Leslie Felperin 

Final Score review – Dave Bautista gets involved in the action at Upton Park

The hulking hero comes to the rescue when terrorists hold the stadium hostage during a West Ham match
  
  

Dave Bautista in Final Score.
Game changer … Dave Bautista in Final Score. Photograph: Kerry Brown

Now that Dwayne “The Rock” Johnson is supposedly mulling a transition to politics, like Arnold Schwarzenegger and Hulk Hogan before him, Hollywood is training up former WWE-contender Dave Bautista, AKA Drax from Guardians of the Galaxy, to be the next action-man star. He’s not a bad choice, as his work in the Marvel films demonstrated, and can offer a judicious mix of Johnson’s gentle likability and Arnie’s droll comic timing.

Both are on show in this efficient boilerplate action-thriller. Set at Upton Park during a European football match between West Ham and “Dynamo”, the film posits Bautista as US former soldier Knox, who is attending the game with Danni (Lara Peake), the cockney teenage daughter of a fallen fellow soldier. Wouldn’t you just know it, it’s their bad luck to be at the match on the very day that Russian-speaking terrorist separatists have slyly planted explosives in the stadium and cut off access to the outside world, while the chief terrorist searches for his long-lost brother. The latter turns out to be Pierce Brosnan, deploying an appallingly unconvincing Slavic accent but sporting a dashing silver beard.
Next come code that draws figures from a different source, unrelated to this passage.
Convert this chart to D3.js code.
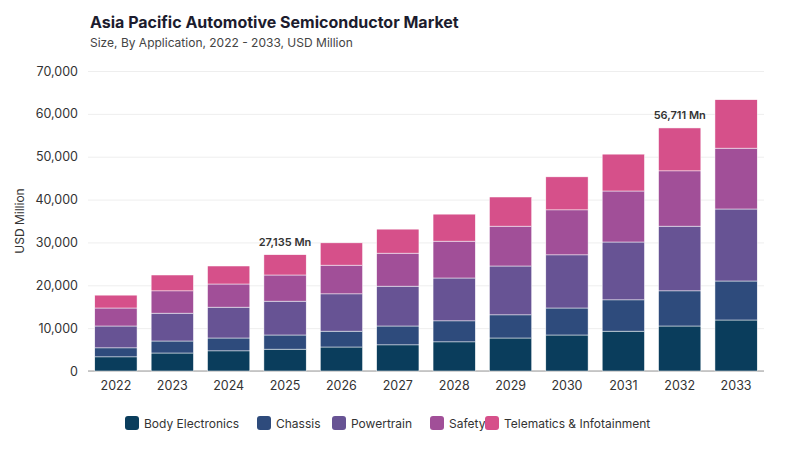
<!DOCTYPE html>
<html><head><meta charset="utf-8">
<script src="https://cdn.jsdelivr.net/npm/d3@7"></script>
<style>body{margin:0;background:#fff;font-family:Inter,"Noto Sans",sans-serif}</style>
</head><body><svg id="c" width="800" height="450"></svg>
<script>
var years = ["2022","2023","2024","2025","2026","2027","2028","2029","2030","2031","2032","2033"];
var seriesNames = ["Body Electronics","Chassis","Powertrain","Safety","Telematics & Infotainment"];
var bodyElectronics = [3300,4200,4700,5100,5600,6100,6800,7700,8400,9300,10500,11900];
var chassis = [2100,2800,3000,3300,3700,4400,4900,5400,6300,7300,8200,9100];
var powertrain = [5100,6500,7200,7900,8700,9300,10000,11400,12400,13500,15100,16800];
var safety = [4200,5200,5400,6100,6700,7700,8600,9300,10500,11900,12900,14200];
var telematics = [3000,3700,4200,4735,5200,5600,6300,6800,7700,8600,10011,11300];
var labels = {"2025":"27,135 Mn","2032":"56,711 Mn"};
var colors = ["#0a3d5c","#2e4b7c","#675394","#a14f98","#d6508a"];

var svg = d3.select("#c");
var m = {l:88,r:36,t:71,b:79};
var W = 800, H = 450;
var x = d3.scaleBand().domain(years).range([m.l, W-m.r]).paddingInner(0.25).paddingOuter(0.12);
var y = d3.scaleLinear().domain([0,70000]).range([H-m.b, m.t]);

var rows = years.map(function(yr,i){
  return {year:yr, s0:bodyElectronics[i], s1:chassis[i], s2:powertrain[i], s3:safety[i], s4:telematics[i]};
});
var stack = d3.stack().keys(["s0","s1","s2","s3","s4"])(rows);

svg.append("text").attr("x",90).attr("y",28).attr("font-size",16).attr("font-weight",700).attr("fill","#1c1c2e").text("Asia Pacific Automotive Semiconductor Market");
svg.append("text").attr("x",90).attr("y",47).attr("font-size",12).attr("fill","#444").text("Size, By Application, 2022 - 2033, USD Million");

var ya = svg.append("g").attr("transform","translate("+m.l+",0)")
  .call(d3.axisLeft(y).tickValues(d3.range(0,70001,10000)).tickFormat(d3.format(",")).tickSize(-(W-m.l-m.r)).tickPadding(10));
ya.select(".domain").remove();
ya.selectAll("line").attr("stroke","#eee");
ya.selectAll("text").attr("font-size",12.5).attr("fill","#333").attr("font-family","Inter,sans-serif");

svg.append("line").attr("x1",m.l).attr("x2",W-m.r).attr("y1",y(0)).attr("y2",y(0)).attr("stroke","#999");
var xa = svg.append("g").attr("transform","translate(0,"+y(0)+")").call(d3.axisBottom(x).tickSize(0).tickPadding(10));
xa.select(".domain").remove();
xa.selectAll("text").attr("font-size",12.5).attr("fill","#333").attr("font-family","Inter,sans-serif");

svg.append("text").attr("transform","translate(24,"+((m.t+y(0))/2)+") rotate(-90)").attr("text-anchor","middle")
  .attr("font-size",12).attr("fill","#333").text("USD Million");

svg.selectAll("g.layer").data(stack).enter().append("g").attr("fill",function(d,i){return colors[i];})
  .selectAll("rect").data(function(d){return d;}).enter().append("rect")
  .attr("x",function(d){return x(d.data.year);}).attr("width",x.bandwidth())
  .attr("y",function(d){return y(d[1]);}).attr("height",function(d){return y(d[0])-y(d[1]);})
  .attr("stroke","#fff").attr("stroke-width",0.5);

years.forEach(function(yr,i){
  if(!labels[yr]) return;
  var tot = bodyElectronics[i]+chassis[i]+powertrain[i]+safety[i]+telematics[i];
  svg.append("text").attr("x",x(yr)+x.bandwidth()/2).attr("y",y(tot)-9).attr("text-anchor","middle")
    .attr("font-size",11).attr("font-weight",600).attr("fill","#333").text(labels[yr]);
});

var lg = svg.append("g").attr("transform","translate(125,423)");
var offs = [0,132,207,305,360];
seriesNames.forEach(function(n,i){
  var g = lg.append("g").attr("transform","translate("+offs[i]+",0)");
  g.append("rect").attr("x",0).attr("y",-7).attr("width",14).attr("height",14).attr("rx",3).attr("fill",colors[i]);
  g.append("text").attr("x",19).attr("y",4.5).attr("font-size",12).attr("fill","#333").text(n);
});
</script></body></html>
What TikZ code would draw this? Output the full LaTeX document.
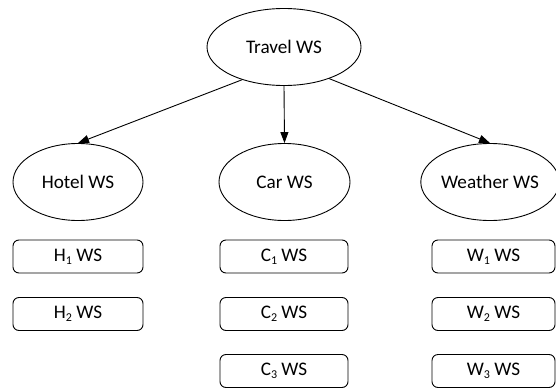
\documentclass[tikz,border=0pt]{standalone}
\usepackage{fontspec}
\setmainfont{Carlito}
\usetikzlibrary{shapes.geometric,arrows.meta}
\newcommand{\wsub}[1]{\raisebox{-0.15em}{\fontsize{12}{12}\selectfont #1}}
\begin{document}
\begin{tikzpicture}[x=1pt,y=-1pt,
  every node/.style={font=\fontsize{19.2}{21}\selectfont, text=black},
  wsell/.style={draw, ellipse, line width=0.9pt, inner sep=0pt, minimum height=77pt},
  wsbox/.style={draw, rounded corners=6pt, line width=0.9pt, inner sep=0pt, minimum height=33pt},
  conn/.style={line width=0.9pt, -{Triangle[length=11pt,width=8pt]}}]
\useasboundingbox (0,0) rectangle (556,388);
\node[wsell, minimum width=154pt] (travel) at (284,47) {Travel WS};
\node[wsell, minimum width=130pt] (hotel) at (78,182) {Hotel WS};
\node[wsell, minimum width=131pt] (car) at (284.5,182) {Car WS};
\node[wsell, minimum width=130pt] (weather) at (490,182) {Weather WS};
\node[wsbox, minimum width=130pt] (h1) at (78,256.5) {H\wsub{1} WS};
\node[wsbox, minimum width=130pt] (h2) at (78,314) {H\wsub{2} WS};
\node[wsbox, minimum width=128pt] (c1) at (284,256.5) {C\wsub{1} WS};
\node[wsbox, minimum width=128pt] (c2) at (284,314) {C\wsub{2} WS};
\node[wsbox, minimum width=128pt] (c3) at (284,371) {C\wsub{3} WS};
\node[wsbox, minimum width=123pt] (w1) at (493.5,256.5) {W\wsub{1} WS};
\node[wsbox, minimum width=123pt] (w2) at (493.5,314) {W\wsub{2} WS};
\node[wsbox, minimum width=123pt] (w3) at (493.5,371) {W\wsub{3} WS};
\draw[conn] (travel.218) -- (hotel.north);
\draw[conn] (travel.south) -- (car.north);
\draw[conn] (travel.325) -- (weather.north);
\end{tikzpicture}
\end{document}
As the game plays out with everyone else unaware of what is unfolding, Danni is separated from Knox and he gets drawn into a series of hand-to-hand match-ups with the baddies, while there is comic relief provided on the sidelines by Amit Shah in a scene-stealing turn as a hapless steward.
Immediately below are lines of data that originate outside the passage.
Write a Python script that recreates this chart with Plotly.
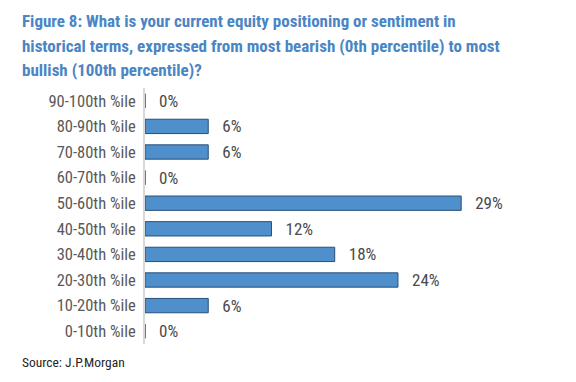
import plotly.graph_objects as go

categories = ["0-10th %ile", "10-20th %ile", "20-30th %ile", "30-40th %ile", "40-50th %ile",
              "50-60th %ile", "60-70th %ile", "70-80th %ile", "80-90th %ile", "90-100th %ile"]
# share of respondents (n=17)
values = [0.0, 1/17, 4/17, 3/17, 2/17, 5/17, 0.0, 1/17, 1/17, 0.0]

title_lines = [
    "Figure 8: What is your current equity positioning or sentiment in",
    "historical terms, expressed from most bearish (0th percentile) to most",
    "bullish (100th percentile)?",
]
source = "Source: J.P.Morgan"

FONT = "Roboto Condensed, Arial Narrow, sans-serif"

fig = go.Figure()
fig.add_trace(go.Bar(
    y=categories, x=values, orientation="h",
    marker=dict(color="#4F8FCC", line=dict(color="#274F7A", width=1)),
    text=["\u00a0\u00a0\u2009" + f"{v:.0%}" for v in values],
    textposition="outside", cliponaxis=False, constraintext="none",
    textfont=dict(family=FONT, size=17, color="#4A4A4A"),
    hoverinfo="skip",
))

W, H = 576, 382
ml, mr, mt, mb = 145, 44, 88, 38
fig.update_layout(
    width=W, height=H,
    margin=dict(l=ml, r=mr, t=mt, b=mb),
    paper_bgcolor="white", plot_bgcolor="white",
    showlegend=False, bargap=0.44,
    xaxis=dict(range=[0, 0.36], visible=False, fixedrange=True),
    yaxis=dict(showline=True, linecolor="#D9D9D9", linewidth=2, ticks="",
               tickfont=dict(family=FONT, size=16.5, color="#595959"),
               ticklabelstandoff=4, showgrid=False, zeroline=False,
               automargin=False, fixedrange=True),
)

baselines = [29, 54, 78]
for line, yb in zip(title_lines, baselines):
    fig.add_annotation(
        text="<b>" + line + "</b>", xref="paper", yref="paper",
        x=(20 - ml) / (W - ml - mr), y=1 + (mt - yb) / (H - mt - mb),
        xanchor="left", yanchor="bottom", showarrow=False, yshift=-4,
        font=dict(family=FONT, size=17, color="#4A85C4"),
    )

fig.add_annotation(
    text=source, xref="paper", yref="paper",
    x=(20 - ml) / (W - ml - mr), y=-(362 - (H - mb)) / (H - mt - mb),
    xanchor="left", yanchor="middle", showarrow=False,
    font=dict(family=FONT, size=13.5, color="#262626"),
)

fig.write_html("out.html", config={"displayModeBar": False},
               post_script="document.body.style.margin='0';")
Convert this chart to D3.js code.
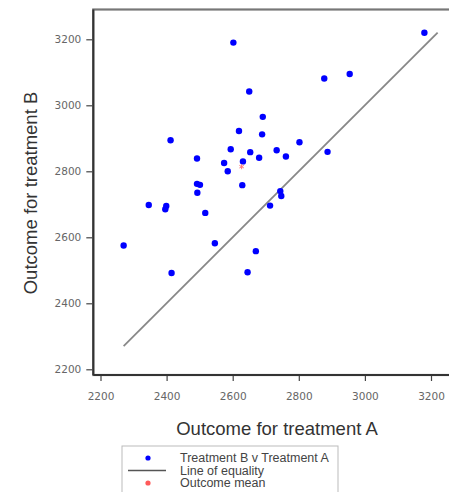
<!DOCTYPE html>
<html>
<head>
<meta charset="utf-8">
<script src="https://cdn.jsdelivr.net/npm/d3@7"></script>
<style>
  body { margin: 0; background: #fff; }
  svg { display: block; }
  .tick text { font-family: "DejaVu Sans", sans-serif; font-size: 10.5px; fill: #666; }
  .tick line { stroke: #444; stroke-width: 1.2; }
</style>
</head>
<body>
<div id="chart"></div>
<script>
// outcome for treatment A (x) and treatment B (y), one pair per subject
var outcomeA = [3180, 2602, 2877, 2954, 2650, 2691, 2619, 2689, 2412, 2802,
    2594, 2733, 2887, 2653, 2761, 2680, 2492, 2631, 2574, 2585,
    2492, 2501, 2629, 2493, 2744, 2747, 2346, 2399, 2396, 2517,
    2713, 2270, 2546, 2670, 2415, 2645];
var outcomeB = [3220, 3190, 3081, 3095, 3042, 2965, 2922, 2912, 2894, 2888,
    2867, 2864, 2859, 2858, 2845, 2841, 2839, 2830, 2825, 2800,
    2762, 2759, 2758, 2735, 2740, 2725, 2698, 2695, 2685, 2674,
    2696, 2575, 2582, 2558, 2492, 2494];
var meanPoint = [2627, 2814];
var tickValues = [2200, 2400, 2600, 2800, 3000, 3200];
var legendLabels = ["Treatment B v Treatment A", "Line of equality", "Outcome mean"];

var width = 449, height = 492;

var svg = d3.select("#chart").append("svg")
    .attr("width", width)
    .attr("height", height);

var xScale = d3.scaleLinear().domain([2200, 3200]).range([100.5, 431]);
var yScale = d3.scaleLinear().domain([2200, 3200]).range([369.3, 39.3]);

var frameLeft = 93.3, frameBottom = 375, frameTop = 9.5;

// frame (right side runs past the picture edge)
svg.append("rect")
    .attr("x", frameLeft)
    .attr("y", frameTop)
    .attr("width", 370)
    .attr("height", frameBottom - frameTop)
    .attr("fill", "none")
    .attr("stroke", "#777")
    .attr("stroke-width", 2.2);

svg.append("line")
    .attr("x1", frameLeft).attr("x2", frameLeft)
    .attr("y1", frameTop).attr("y2", frameBottom)
    .attr("stroke", "#333").attr("stroke-width", 2);
svg.append("line")
    .attr("x1", frameLeft).attr("x2", width)
    .attr("y1", frameBottom).attr("y2", frameBottom)
    .attr("stroke", "#333").attr("stroke-width", 2);

// axes
var xAxis = d3.axisBottom(xScale).tickValues(tickValues).tickSize(5).tickPadding(12).tickFormat(d3.format("d"));
var yAxis = d3.axisLeft(yScale).tickValues(tickValues).tickSize(6).tickPadding(5).tickFormat(d3.format("d"));

svg.append("g")
    .attr("class", "axis x-axis")
    .attr("transform", "translate(0," + (frameBottom + 1) + ")")
    .call(xAxis)
    .call(g => g.select(".domain").remove());

svg.append("g")
    .attr("class", "axis y-axis")
    .attr("transform", "translate(" + (frameLeft - 1) + ",0)")
    .call(yAxis)
    .call(g => g.select(".domain").remove());

// axis titles
svg.append("text")
    .attr("x", 277)
    .attr("y", 435)
    .attr("text-anchor", "middle")
    .attr("font-family", "Liberation Sans, Arial, sans-serif")
    .attr("font-size", 18.5)
    .attr("fill", "#333")
    .text("Outcome for treatment A");

svg.append("text")
    .attr("transform", "translate(37,193) rotate(-90)")
    .attr("text-anchor", "middle")
    .attr("font-family", "Liberation Sans, Arial, sans-serif")
    .attr("font-size", 18.5)
    .attr("fill", "#333")
    .text("Outcome for treatment B");

// line of equality from smallest to largest value
var allValues = outcomeA.concat(outcomeB);
var ext = d3.extent(allValues);
svg.append("line")
    .attr("x1", xScale(ext[0])).attr("y1", yScale(ext[0]))
    .attr("x2", xScale(ext[1])).attr("y2", yScale(ext[1]))
    .attr("stroke", "#888")
    .attr("stroke-width", 1.8);

var data = outcomeA.map(function(a, i) { return { a: a, b: outcomeB[i] }; });

svg.selectAll("circle.pt")
    .data(data)
    .enter()
    .append("circle")
    .attr("class", "pt")
    .attr("cx", function(d) { return xScale(d.a); })
    .attr("cy", function(d) { return yScale(d.b); })
    .attr("r", 3.2)
    .attr("fill", "#0000ff");

// outcome mean
svg.append("path")
    .attr("d", d3.symbol(d3.symbolAsterisk, 18)())
    .attr("transform", "translate(" + xScale(meanPoint[0]) + "," + yScale(meanPoint[1]) + ")")
    .attr("fill", "none")
    .attr("stroke", "#ff7a7a")
    .attr("stroke-width", 1);

// legend
var legend = svg.append("g");
legend.append("rect")
    .attr("x", 122).attr("y", 446)
    .attr("width", 216).attr("height", 60)
    .attr("fill", "#fff")
    .attr("stroke", "#bbb")
    .attr("stroke-width", 1);

var rowY = [458, 470.5, 483];
legend.append("circle").attr("cx", 148).attr("cy", rowY[0]).attr("r", 2.6).attr("fill", "#0000ff");
legend.append("line").attr("x1", 128).attr("x2", 166).attr("y1", rowY[1]).attr("y2", rowY[1])
    .attr("stroke", "#555").attr("stroke-width", 1.6);
legend.append("circle").attr("cx", 148).attr("cy", rowY[2]).attr("r", 2.6).attr("fill", "#ff5a5a");

legend.selectAll("text")
    .data(legendLabels)
    .enter()
    .append("text")
    .attr("x", 180)
    .attr("y", function(d, i) { return rowY[i] + 4; })
    .attr("font-family", "Liberation Sans, Arial, sans-serif")
    .attr("font-size", 12.5)
    .attr("fill", "#444")
    .text(function(d) { return d; });
</script>
</body>
</html>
The trailer for Final Score, directed by Scott Mann.

The whole thing is being marketed as Die Hard in a football ground, although there are other movies that set more of a precedent, such as the star-laden Two-Minute Warning from 1976, or Sudden Death from 1995, in which Jean-Claude Van Damme had to save America’s vice-president, who was being held hostage in the VIP lounge during a hockey match.

Final Score puts a cheeky British spin on the set-up, and it’s hard not to smile when an American character gets thumped for calling the sport soccer instead of football.